29 September 2016

No, Authors, California Isn't Abusing You (or Bookstores)

There is no contenxt without contexnt. And recent fearmongering put forth by marginally literate "booksellers" and blindly spewed forth by more than one authors' organization that should know better demonstrates that pretty bloody well.

First, a bit of background. California recently passed, and Governor Brown signed into law, "An act to amend Section 1739.7 of, and to amend the heading of Title 1.1A (commencing with Section 1739.7) of Part 4 of Division 3 of, and to amend Section 1739.7 of, the Civil Code, relating to collectibles," AB 1570. This amendment is intended to deal with the continuing problems of fraud and misrepresentation in sports and celebrity memorabilia, such as people being sold baseballs purportedly autographed by both Babe Ruth and Lou Gehrig. Naturally, though, because it's "government regulation," some nitwits have decided to purposefully misinterpret it for their own political purposes... by not reading the bloody statute.

I'm not going to defend the writing in the statute as a paragon of virtue.
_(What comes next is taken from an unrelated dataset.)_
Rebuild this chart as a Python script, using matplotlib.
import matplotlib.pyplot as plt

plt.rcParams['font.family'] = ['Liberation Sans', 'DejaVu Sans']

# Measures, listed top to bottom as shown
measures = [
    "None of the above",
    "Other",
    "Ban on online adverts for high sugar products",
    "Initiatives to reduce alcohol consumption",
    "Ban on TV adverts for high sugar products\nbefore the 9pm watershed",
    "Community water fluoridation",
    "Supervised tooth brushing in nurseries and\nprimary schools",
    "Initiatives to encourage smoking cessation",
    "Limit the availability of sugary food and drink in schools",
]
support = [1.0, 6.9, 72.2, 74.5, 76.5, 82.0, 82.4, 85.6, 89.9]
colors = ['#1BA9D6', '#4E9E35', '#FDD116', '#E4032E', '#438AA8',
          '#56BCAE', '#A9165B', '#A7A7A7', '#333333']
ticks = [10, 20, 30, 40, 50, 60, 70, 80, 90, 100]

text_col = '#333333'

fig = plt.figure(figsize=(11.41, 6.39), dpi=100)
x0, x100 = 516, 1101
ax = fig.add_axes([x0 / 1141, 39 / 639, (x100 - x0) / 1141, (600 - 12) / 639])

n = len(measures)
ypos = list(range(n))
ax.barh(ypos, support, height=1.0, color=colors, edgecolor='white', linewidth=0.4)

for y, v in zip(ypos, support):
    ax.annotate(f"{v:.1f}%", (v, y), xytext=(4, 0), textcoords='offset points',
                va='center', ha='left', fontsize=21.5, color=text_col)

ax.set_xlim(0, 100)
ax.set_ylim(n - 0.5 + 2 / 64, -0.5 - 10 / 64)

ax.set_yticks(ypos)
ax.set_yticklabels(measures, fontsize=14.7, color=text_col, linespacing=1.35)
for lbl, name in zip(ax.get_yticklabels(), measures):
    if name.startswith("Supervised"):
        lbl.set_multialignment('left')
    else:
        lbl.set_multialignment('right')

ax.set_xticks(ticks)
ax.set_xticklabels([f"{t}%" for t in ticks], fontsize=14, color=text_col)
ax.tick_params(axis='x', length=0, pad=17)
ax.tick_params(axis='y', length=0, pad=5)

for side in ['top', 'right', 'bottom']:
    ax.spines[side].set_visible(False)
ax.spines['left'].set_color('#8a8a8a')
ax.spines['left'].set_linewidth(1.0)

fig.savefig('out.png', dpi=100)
It isn't; it should have been submitted to experienced consumer-protection litigators for cleanup, but instead looks like someone's first draft. It is, however, reasonably clear to anyone moderately familiar with statutory construction who actually follows up the cross-references. The critical part is not buried in the middle. It's right up front, in the definitions that form the very first substantive section of the bloody bill (all emphasis added):

[new Civil Code § 1739.7(a)(4)]

(A) “Dealer” means a person who is principally in the business of selling or offering for sale collectibles in or from this state, exclusively or nonexclusively, or a person who by his or her occupation holds himself or herself out as having knowledge or skill peculiar to collectibles, or to whom that knowledge or skill may be attributed by his or her employment of an agent or other intermediary that by his or her occupation holds himself or herself out as having that knowledge or skill. “Dealer” includes an auctioneer who sells collectibles at a public auction, and also includes persons who are consignors or representatives or agents of auctioneers. “Dealer” includes a person engaged in a mail order, telephone order, online, or cable television business for the sale of collectibles.

(B) “Dealer” does not include any of the following:

(i) A pawnbroker licensed pursuant to Chapter 3 (commencing with Section 21300) of Division 8 of the Financial Code, if the collectible was acquired through a foreclosure on a collateral loan, provided that the pawnbroker does not hold himself or herself out as having knowledge or skill peculiar to collectibles.

(ii) The personality who signs the memorabilia.

(iii) A provider or operator of an online marketplace, provided that the online marketplace provider or operator is not principally in the business of selling, or offering for sale, collectibles, in or from the state, exclusively or nonexclusively, or does not hold itself out as having knowledge or skill peculiar to collectibles.

Naturally, that's from Section 2 of the actual bill.

None of the recordkeeping requirements for "collectibles" (defined in § 1739.7(a)(2) as "an autographed item sold or offered for sale in or from this state by a dealer to a consumer for five dollars ($5) or more") apply to anyone except "dealers." Not to private citizens reselling stuff from their uncle's estate. Not to individual artists who sign their paintings or postcards or prints or sculptures. More to the point here, not to authors who sign books for fans at conventions or bookstores... or to bookstores that happen to have a few author-autographed copies lying around, or even that offer — amongst all of their other business — to have a book personalized by the author for a holiday internet order.

Naturally, this entire contretemps arises from

  • Booksellers, not collectibles dealers
  • Who didn't read the statute, but instead saw something in the middle that might be inconvenient to them if it applied to them (which by the terms of the statute it doesn't)
  • Who know nothing of the best practices already customary among legitimate collectibles dealers and don't know that this statute largely codifies those best practices

and the blind inability of some organizations of authors — who are, all too often, actually in conflict with booksellers' actual (not necessarily proclaimed) interests — to actually think before scaring their members with something that doesn't apply to them.

I grant an F in reading comprehension to any of the fearmongering jerks responsible for this. And that's inexcusable for authors' organizations, arts-advocacy organizations... or for booksellers and other vendors who purport to support authors and the arts. I'll mutter my dark thoughts about "quasipartisan ideological agendas and naked self-interest" elsewhere.